HDFC Securities has maintained a constructive stance on select auto stocks ahead of Q4 FY26 results, while flagging near-term headwinds for the sector due to geopolitical uncertainties.
For Ather Energy Ltd, the domestic brokerage expects a strong operational performance driven by demand momentum and network expansion.
“Wholesale volumes to grow 73 per cent YoY (year-on-year) and 22 per cent QoQ (quarter-on-quarter), driven by dealership expansion and prebuying in March 2026 in anticipation of ending of demand subsidies for e2W (which was later extended by 4 months). Realisations to increase 1.5 per cent QoQ, supported by price hike taken in Jan 2026. EBITDA margin to improve 60bps (basis points) QoQ, on better operating leverage and continued focus to bring down costs via R&D, though to be negated by higher raw material costs via rising aluminum prices and impact of adverse forex on imported battery cells,” it stated.

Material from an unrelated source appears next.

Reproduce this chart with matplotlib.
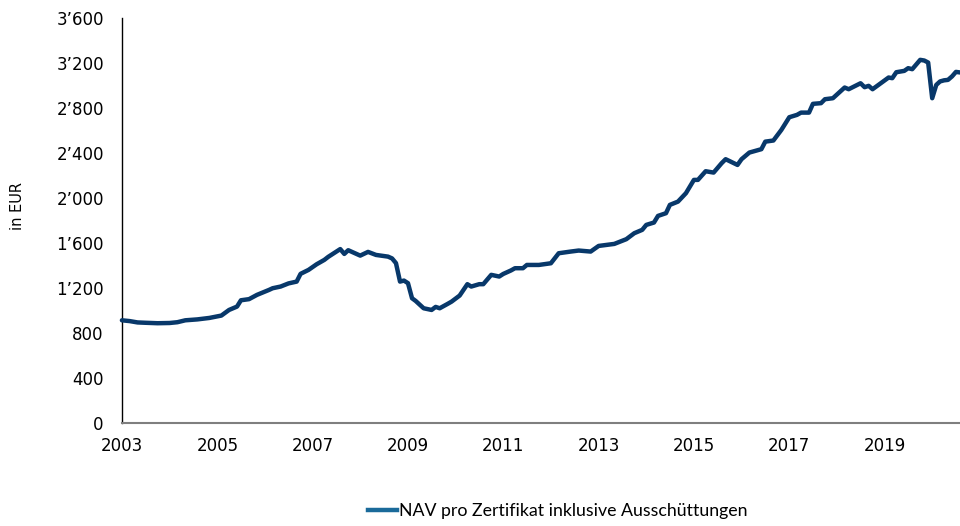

For Maruti Suzuki India Ltd, a slight improvement in pricing is expected, supported by a favourable product mix and exports.
“ASP (Average selling price) to rise 1.2 per cent QoQ, led by higher exports mix that was led by increasing share of SUVs and EVs, and lower discounts relative to Q3. EBITDA margin to contract 50bps QoQ due to higher raw material costs, production costs and freight costs.”
On Sansera Engineering Ltd, HDFC Securities expects steady growth, particularly from its aerospace, defence and semiconductor (ADS) segment.
“Revenue growth to be led by the ADS division, continuing good growth in the domestic market and forex tailwinds. We expect margins to contract QoQ on higher raw material costs, production costs and freight costs, though to be partially negated by operating leverage.”
Target prices
HDFC Securities has maintained ‘Buy’ ratings on all three stocks, with target prices of Rs 1,033 for Ather Energy, Rs 18,168 for Maruti Suzuki, and Rs 2,588 for Sansera Engineering.